The Ford Motor Company will send hourly workers $7,500 checks in March as part of the company's profit-sharing agreement. Those checks would have been about 10 percent bigger if not for the tariffs that sapped hundreds of millions of dollars out of the carmaker's profits last year.

During a discussion Thursday with reporters about Ford's annual financial report, Bob Shanks, Ford's chief financial officer, said the company had lost about $750 million due to tariffs, the Detroit Free Press reports. Under the terms of their union contract, hourly workers at Ford production facilities earn a $1,000 bonus for every $1 billion the company makes in profits in North America. So having to pay $750 million in higher taxes because of Donald Trump's tariffs translates into a $750 reduction for each worker.

Beyond the direct costs of the tariffs, Ford reported an unexpected $1.1 billion increase in supply costs for steel and aluminum—a knock-on effect of Trump's 25 percent tariff on imported steel and 10 percent tariff on imported aluminum. When those tariffs jacked up prices for imported metals, domestic producers raised their prices too, a Ford economist tells the Free Press.

The reduced checks for Ford factory workers is the latest example of how Trump's protectionist trade policies often hurt the very blue-collar workers and industries the president says the tariffs are supposed to be helping.

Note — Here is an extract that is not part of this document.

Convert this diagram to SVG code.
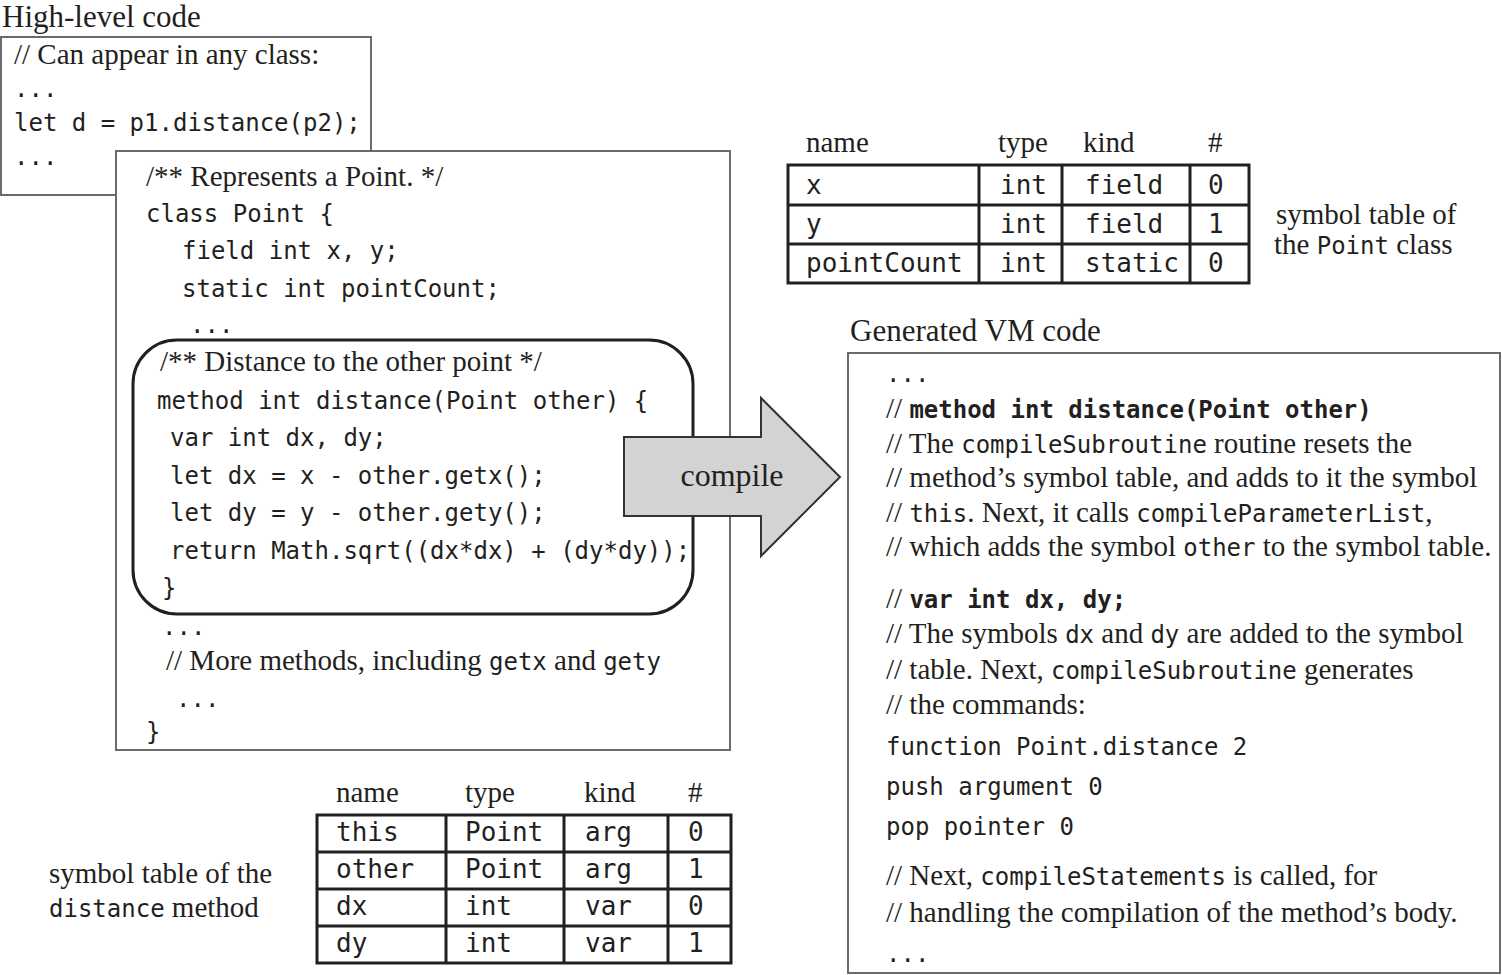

Probably the most obvious example is that fact that American steel companies have seen their stock prices fall dramatically since the tariffs were imposed—U.S. Steel's stock price has collapsed by more than 50 percent since March 2018. While Trump has repeatedly claimed that new steel plants are opening up around the country, that's simply not true. Meanwhile, aluminum manufacturers have added a mere 300 jobs since the protectionist tariffs were imposed, but American aluminum-consuming companies have paid more than $690 million in import taxes. One major aluminum manufacturer, Alcoa, has actually sought an exemption from the tariffs that were meant to be protecting it from competition.

The tariffs have also backfired spectacularly for American farmers, who now have to pay higher prices for equipment and supplies while also losing access to export markets in China. The Trump administration has scrambled to hide that mess by offering to bail out farmers, but the bailout funds are likely insufficient to cover all losses—and some people who aren't really farmers have been getting funds from the pot.

Ford workers may be disappointed by their smaller profit-sharing checks, but other blue-collar workers have faced layoffs because of the costs of Trump's tariffs. From a factory in rural South Carolina where televisions are assembled to a nail manufacturer in Missouri, the higher costs created by tariffs have translated into pink slips for American workers.

Accoring to an analysis by the Tax Foundation, Trump's tariffs will reduce the gross domestic product, a shorthand measure for the overall size of the economy, by about $30 billion while also depressing wages and costing more than 94,000 jobs. Oh, and Americans have already paid more than $42 billion in higher taxes due to tariffs—a $146 decrease in after-tax income for middle-class Americans.

Those taxes aren't saving jobs or resurrecting America's industry. Like the $750 that will be missing from those checks handed out to Ford's hourly workers later this year, those dollars are being transferred from American wallets, bank accounts, and balance sheets to the federal Treasury. That's what tariffs do.